On the other side are the non-scientists, the everyday people who cannot comprehend the “truths” being discovered around them. Miss Pefko explained to Jonah that she used to be able to explain what happened in the laboratory, yet when asked now, she can only respond with “I dunno…” (34). A clear divide exists and is rapidly widening between the scientists and non-scientists as they approach the concept of truth and knowledge. The hostility is shown especially strong in the secretaries, who “hate anybody who thought too much” (33). The non-scientists are told the truth is important, yet they are given no way to find it. They are lost in the world at the mercy of the scientists’ minds.

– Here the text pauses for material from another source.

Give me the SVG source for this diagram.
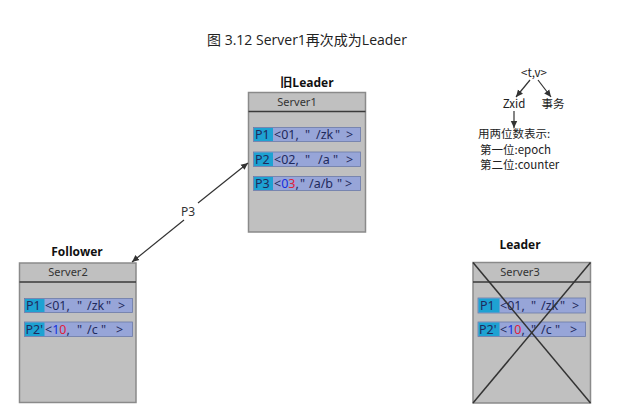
<svg xmlns="http://www.w3.org/2000/svg" width="617" height="418" viewBox="0 0 617 418">
<style>
.box{fill:#c0c0c0;stroke:#8a8a8a;stroke-width:1.5}
.div{stroke:#3a3a3a;stroke-width:1.5}
.row{fill:#97a5d8;stroke:#6c7aa8;stroke-width:0.8}
.lab{fill:#1ea2d2}
.t{font-family:"Noto Sans","Open Sans",sans-serif;font-size:12.5px;fill:#1f2a5c}
.hd{font-family:"Noto Sans","Open Sans",sans-serif;font-size:11px;fill:#333}
.ttl{font-family:"Open Sans","Noto Sans CJK SC",sans-serif;font-size:12px;font-weight:bold;fill:#111}
.b{fill:#1530e0}
.r{fill:#e0203a}
.note{font-family:"Noto Sans CJK SC",sans-serif;font-size:11.5px;fill:#222}
.conn{stroke:#333;stroke-width:1.2;fill:none}
</style>
<defs>
<marker id="ah" markerWidth="8" markerHeight="8" refX="7" refY="4" orient="auto" markerUnits="userSpaceOnUse">
<path d="M0,0.8 L7,4 L0,7.2 Z" fill="#333"/>
</marker>
</defs>
<rect width="617" height="418" fill="#fff"/>
<text x="307" y="45" text-anchor="middle" font-family="Open Sans, Noto Sans CJK SC, sans-serif" font-size="14" fill="#222">图 3.12 Server1再次成为Leader</text>

<g id="server1">
<text class="ttl" x="307" y="87" text-anchor="middle">旧Leader</text>
<rect class="box" x="248.5" y="92.5" width="117" height="139.5"/>
<line class="div" x1="248.5" y1="111.5" x2="365.5" y2="111.5"/>
<text class="hd" x="297" y="106" text-anchor="middle">Server1</text>
<rect class="row" x="253.5" y="127.5" width="107" height="14"/>
<rect class="lab" x="254" y="128" width="19" height="13"/>
<text class="t" x="255" y="139">P1</text>
<text class="t" y="139"><tspan x="274">&lt;01,</tspan><tspan x="305">"</tspan><tspan x="316">/zk</tspan><tspan x="335">"</tspan><tspan x="346">&gt;</tspan></text>
<rect class="row" x="253.5" y="152" width="107" height="14.5"/>
<rect class="lab" x="254" y="152.5" width="19" height="13.5"/>
<text class="t" x="255" y="164">P2</text>
<text class="t" y="164"><tspan x="274">&lt;02,</tspan><tspan x="305">"</tspan><tspan x="318">/a</tspan><tspan x="333">"</tspan><tspan x="346">&gt;</tspan></text>
<rect class="row" x="253.5" y="176.5" width="107" height="14"/>
<rect class="lab" x="254" y="177" width="19" height="13"/>
<text class="t" x="255" y="188">P3</text>
<text class="t" y="188"><tspan x="274">&lt;</tspan><tspan class="b">0</tspan><tspan class="r">3</tspan><tspan>,</tspan><tspan x="300">"</tspan><tspan x="309">/a/b</tspan><tspan x="337">"</tspan><tspan x="345">&gt;</tspan></text>
</g>

<g id="server2">
<text class="ttl" x="77" y="256" text-anchor="middle">Follower</text>
<rect class="box" x="19.5" y="263" width="116.5" height="139.5"/>
<line class="div" x1="19.5" y1="282" x2="136" y2="282"/>
<text class="hd" x="68" y="276" text-anchor="middle">Server2</text>
<rect class="row" x="24.5" y="298.5" width="108" height="14"/>
<rect class="lab" x="25" y="299" width="19.5" height="13"/>
<text class="t" x="26" y="310">P1</text>
<text class="t" y="310"><tspan x="45">&lt;01,</tspan><tspan x="77">"</tspan><tspan x="87">/zk</tspan><tspan x="106">"</tspan><tspan x="118">&gt;</tspan></text>
<rect class="row" x="24.5" y="322" width="108" height="14.5"/>
<rect class="lab" x="25" y="322.5" width="19.5" height="13.5"/>
<text class="t" x="25.5" y="334">P2'</text>
<text class="t" y="334"><tspan x="45">&lt;</tspan><tspan class="b">1</tspan><tspan class="r">0</tspan><tspan>,</tspan><tspan x="77">"</tspan><tspan x="87">/c</tspan><tspan x="101">"</tspan><tspan x="116">&gt;</tspan></text>
</g>

<g id="server3">
<text class="ttl" x="520" y="249" text-anchor="middle">Leader</text>
<rect class="box" x="473" y="262.5" width="117.5" height="140.5"/>
<line class="div" x1="473" y1="282" x2="590.5" y2="282"/>
<text class="hd" x="520" y="276" text-anchor="middle">Server3</text>
<rect class="row" x="478" y="298" width="107.5" height="15"/>
<rect class="lab" x="478.5" y="298.5" width="21" height="14"/>
<text class="t" x="480" y="310">P1</text>
<text class="t" y="310"><tspan x="500">&lt;01,</tspan><tspan x="531">"</tspan><tspan x="541">/zk</tspan><tspan x="560">"</tspan><tspan x="572">&gt;</tspan></text>
<rect class="row" x="478" y="322" width="107.5" height="14.5"/>
<rect class="lab" x="478.5" y="322.5" width="21" height="13.5"/>
<text class="t" x="479" y="334">P2'</text>
<text class="t" y="334"><tspan x="500">&lt;</tspan><tspan class="b">1</tspan><tspan class="r">0</tspan><tspan>,</tspan><tspan x="531">"</tspan><tspan x="541">/c</tspan><tspan x="555">"</tspan><tspan x="570">&gt;</tspan></text>
<line x1="473" y1="262.5" x2="590.5" y2="403" stroke="#333" stroke-width="1.5"/>
<line x1="590.5" y1="262.5" x2="473" y2="403" stroke="#333" stroke-width="1.5"/>
</g>

<g id="note">
<text class="note" x="534" y="77" text-anchor="middle" font-family="Open Sans, sans-serif" font-size="12">&lt;t,v&gt;</text>
<text class="note" x="514" y="108" text-anchor="middle" font-family="Open Sans, sans-serif" font-size="13">Zxid</text>
<text class="note" x="553" y="108" text-anchor="middle" font-size="13">事务</text>
<text class="note" x="478" y="138">用两位数表示:</text>
<text class="note" x="480" y="154">第一位:epoch</text>
<text class="note" x="480" y="169">第二位:counter</text>
</g>

<g id="connectors">
<line class="conn" x1="530" y1="80" x2="516" y2="97" marker-end="url(#ah)"/>
<line class="conn" x1="538" y1="80" x2="551" y2="97" marker-end="url(#ah)"/>
<line class="conn" x1="514" y1="111" x2="514" y2="128" marker-end="url(#ah)"/>
<line class="conn" x1="184" y1="220" x2="132" y2="262" marker-end="url(#ah)"/>
<line class="conn" x1="198" y1="203" x2="248" y2="163" marker-end="url(#ah)"/>
<text x="188" y="216" text-anchor="middle" font-family="Noto Sans, sans-serif" font-size="12" fill="#333">P3</text>
</g>
</svg>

Unlike the rest of humanity, the Bokonists are content with their ignorance of the truth. Instead of feeling as if they are missing the truth, they can live happily knowing its absence does not affect them. They understand that truth and lies are interchangeable and irrelevant concepts. I realized after reading this section of Cat’s Cradle that my view is actually a combination of these three distinct mindsets. I do not seek out the answer to every question on earth and I do not feel lost and isolated when an answer cannot be found. I can see the situation, and realize that the truth, all by itself, is not always necessary for my happiness. 

Discovering the "truth"


As I began this novel, I instantly began to tear through each sentence searching for the implicit lies. I questioned every detail that Jonah narrated including the seemingly meaningless descriptions. I was struggling to find blatant deception when I realized that that was the problem. There was not going to be blatant deception. When Jonah arrives on the island of San Lorenzo, he is told that it is "a Christian country” (137). If this were true however, then the citizens would be aware of the terrible environment that they are living in. Instead, the island is full of devote Bokononists who have created lies that make their environment bearable. Vonnegut writes to illustrate how the lies in our lives flow through it so seamlessly that they inherently become the truths. We have trained ourselves to accept them at face value, because it is easier to accept a comforting lie than an unsettling truth. At face value, San Lorenzo is Christian. Once one delves a little deeper though, they can begin to see Bokonon as the central religion. The most intriguing part of the book for me has been how enjoyable it is to read when I stop aggressively analyzing every line. When I accept the story for what it is and nothing more, I instantly sink into a state of comfort and familiarity. This seems to demonstrate Vonnegut’s point. No one wishes to believe that they are living in an untrustworthy world or in my situation, reading an untrustworthy text.
As a disclaimer at the beginning of the book, it states, “nothing in this book is true”. Vonnegut is the voice behind that narration, because Jonah has not even been introduced yet. That line on its own became troubling as I began to read because of how subjective the truth can be. There are times when we are presented with a factual truth that cannot be disputed. On the other hand, there are unsound truths that are easily debatable. These “truths” deal more heavily with emotions rather than concrete evidence. Vonnegut delves more freely into these truths because they more often become a comforting lie. Angela Hoenikker is a remarkable portrayal of this idea. She was the primary caretaker of both her father and her younger brother. After her father’s death, that was the only role that she knew how to be in life. She continued to be a parental figure for Newt even when he became old enough to take care of himself. It is comforting for Angela to believe that she must serve as this role rather than face the fact that she is not needed anymore.